Suzanne Sturn is an actor and director with a rich background in classical theatre. She carried out her acting training in the Asian Theatre Program at the University of Wisconsin, Madison, under the direction of A.C. Scott, who was her first mentor and teacher. The inspiration of Asian Stage disciplines, particularly the classical Noh theatre of Japan under Master Teacher Akira Matsui of the Kita Noh School Japan, provided her early training in masked acting, dance, and poetry of the Spirit.

In addition, she completed a Ph.D. in Theatre at the University of Minnesota, and published scholarship on Federico Garcia Lorca’s experimental company, La Barraca, and its impact on popular theatre forms.

Ms. Sturn taught acting for a number of years at the Guthrie Theatre in Minnneapolis, where she was also co-founder, Artistic Director, and performer with the 21st Street Theatre. She taught theatre for many years at Idaho State University, St. Lawrence University, and SUNY College at Brockport.

Favorite regional credits over many years include Paulina in THE WINTER’S TALE at 21st Street Theatre, the Nurse in ROMEO AND JULIET at Idaho Shakespeare Festival, seasons at New Jersey Shakespeare Festival and KY Repertory Theatre, the Mother in BLOOD WEDDING Irish Classical Theatre, NY; DRIVING MISS DAISY at Bristol Valley Theatre, NY; Vivian Bearing in WIT, Centre Stage, NY; Madame Ranevskaya in CHERRY ORCHARD, and Kate in ALL MY SONS, at Western Stage, CA.

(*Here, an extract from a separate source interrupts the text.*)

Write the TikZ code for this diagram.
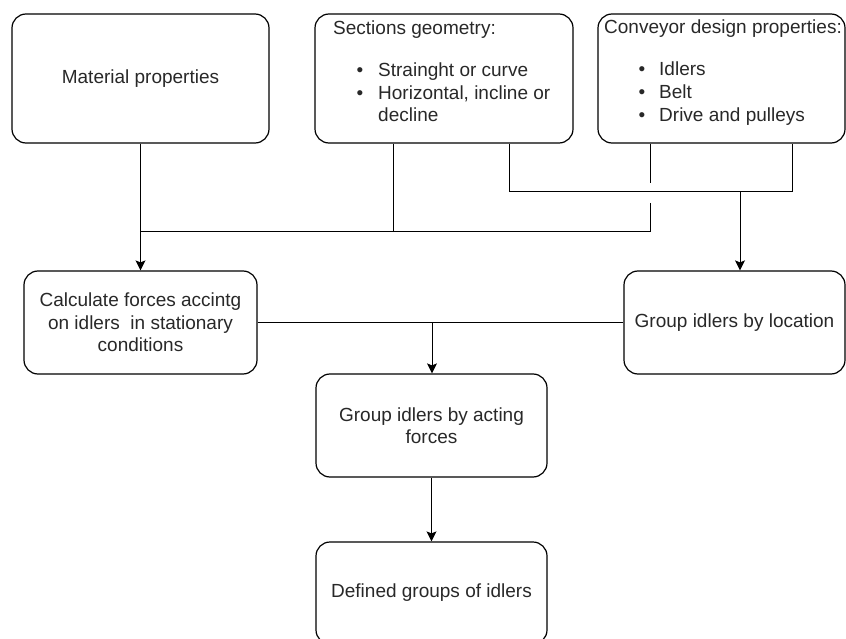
\documentclass[tikz,border=0pt]{standalone}
\usepackage{fontspec}
\setmainfont{Liberation Sans}
\usetikzlibrary{arrows.meta,calc}
\definecolor{txt}{RGB}{40,40,40}
\begin{document}
\begin{tikzpicture}[x=1pt,y=-1pt,
  box/.style={draw=black, line width=1.2pt, rounded corners=14pt, align=center,
    font=\fontsize{19}{22.5}\selectfont, text=txt, inner sep=0pt},
  lbl/.style={anchor=mid west, inner sep=0pt, font=\fontsize{19}{22.5}\selectfont, text=txt},
  bul/.style={anchor=mid, inner sep=0pt, font=\fontsize{19}{22.5}\selectfont, text=txt},
  conn/.style={draw=black, line width=1pt},
  arr/.style={conn, -{Stealth[length=10pt,width=10pt,inset=2pt]}}]
\useasboundingbox (0,0) rectangle (846,639);
% boxes
\node[box, minimum width=257pt, minimum height=129pt] (b1) at (140.5,78.5) {Material properties};
\node[box, minimum width=258pt, minimum height=129pt] (b2) at (444,78.5) {};
\node[box, minimum width=247pt, minimum height=129pt] (b3) at (721.5,78.5) {};
\node[box, minimum width=233pt, minimum height=103pt] (calc) at (140.5,322.5)
  {Calculate forces accintg\\on idlers\ \ in stationary\\conditions};
\node[box, minimum width=221pt, minimum height=103pt] (loc) at (734.5,322.5) {Group idlers by location};
\node[box, minimum width=231pt, minimum height=103pt] (act) at (431.5,425.5) {Group idlers by acting\\forces};
\node[box, minimum width=231pt, minimum height=102pt] (def) at (431.5,593) {Defined groups of idlers};
% list texts
\node[lbl] (s0) at (333,31.5) {Sections geometry:};
\node[bul] (s1b) at (360,73.5) {\textbullet};
\node[lbl] (s1) at (378,73.5) {Strainght or curve};
\node[bul] (s2b) at (360,96.5) {\textbullet};
\node[lbl] (s2) at (378,96.5) {Horizontal, incline or};
\node[lbl] (s3) at (378,118.5) {decline};
\node[lbl] (c0) at (604,31) {Conveyor design properties:};
\node[bul] (c1b) at (642,72.5) {\textbullet};
\node[lbl] (c1) at (659,72.5) {Idlers};
\node[bul] (c2b) at (642,95.5) {\textbullet};
\node[lbl] (c2) at (659,95.5) {Belt};
\node[bul] (c3b) at (642,118.5) {\textbullet};
\node[lbl] (c3) at (659,118.5) {Drive and pulleys};
% junction coordinates
\coordinate (jL) at (140.5,232);
\coordinate (jA) at (393,232);
\coordinate (jB) at (650,232);
\coordinate (gapT) at (650,183);
\coordinate (gapB) at (650,203);
\coordinate (uL) at (509,192);
\coordinate (uR) at (792,192);
\coordinate (uA) at (740,192);
\coordinate (mJ) at (432,322.5);
% connectors
\draw[conn] (b1.south) -- (jL);
\draw[arr] (jL) -- (calc.north);
\draw[conn] (b2.south -| jA) -- (jA);
\draw[conn] (b3.south -| jB) -- (gapT);
\draw[conn] (gapB) -- (jB) -- (jL);
\draw[conn] (b2.south -| uL) -- (uL) -- (uR) -- (b3.south -| uR);
\draw[arr] (uA) -- (loc.north -| uA);
\draw[conn] (calc.east) -- (loc.west);
\draw[arr] (mJ) -- (act.north -| mJ);
\draw[arr] (act.south) -- (def.north);
\end{tikzpicture}
\end{document}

She has toured widely with her one-woman play, A THINKING HEART: The Diary of Etty Hillesum. Derived directly from Hillesum’s writings, A THINKING HEART takes place in the midst of WWII and the Holocaust. But the play focuses on Etty’s daily life, her relationship with friends and family, her love affairs, and most importantly her spiritual journey. That journey gave rise to a remarkable affirmation of hope and belief amid the most difficult of circumstances. The play dramatizes an essentially inner dialogue, a continuing conversation with God, that raises in a contemporary idiom the deepest questions about hope and suffering.

She currently acts and directs in theatre on the central coast of California, where she lives with her husband Robert Strayer in a small village by the sea. She is a student of Sheikh Kabir Helminski in the Threshold Society and Mevlevi Order.